Magnesium and Stroke Risk Reduction
Researchers at the Karolinska Institut in Stockholm conducted a meta-analysis to establish the association between magnesium intake and reduced risk of stroke. Previous studies have been unable to conclusively determine the role of magnesium in stroke risk.
The findings will be published in the February 2012 issue of the American Society for Nutrition.
Seven studies were included in this large scale meta-analysis. In total, 241,378 individuals participated in the studies, with 6,477 cases of stroke.

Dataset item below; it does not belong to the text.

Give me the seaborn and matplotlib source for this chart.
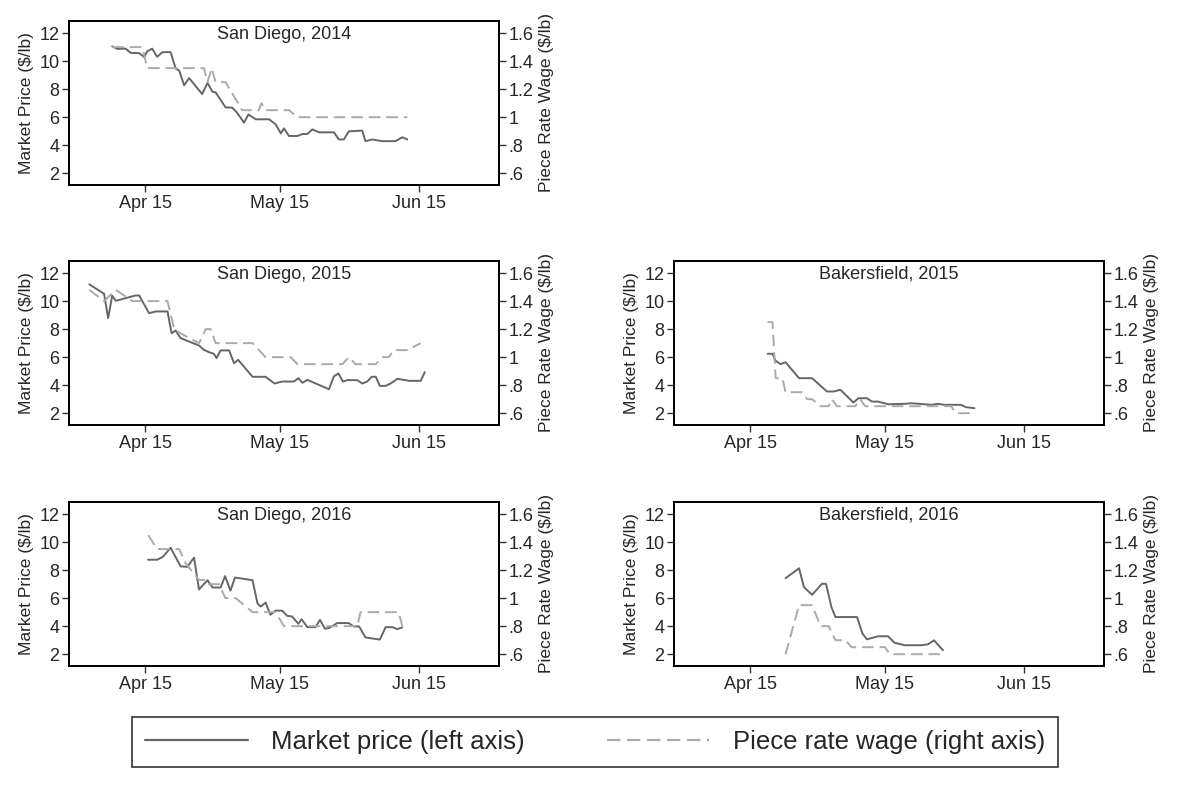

The researchers noted that every increase of 100 mg/day of magnesium was associated with an 8% reduction in total stroke risk and a 9% reduction in ischemic stroke. In an ischemic stroke, blood supply to part of the brain is decreased. No association was seen between magnesium and other forms of stroke.
The researchers believe that these results could come from a few potential effects of magnesium, including lowering blood pressure and magnesium's ability to reduce the risk of type-2 diabetes. They noted that more research is needed to determine the exact mechanism behind the health benefits seen here.
This is not the first study to reveal a health benefit of magnesium. Magnesium intake has also been linked to helping with bone development, healthy teeth, detoxification and lowering the risk of cardiovascular disease.
A supplement is an effective way to get your daily magnesium but there are also many dietary sources of magnesium such as green leafy vegetables, meats, starches, grains, nuts and milk.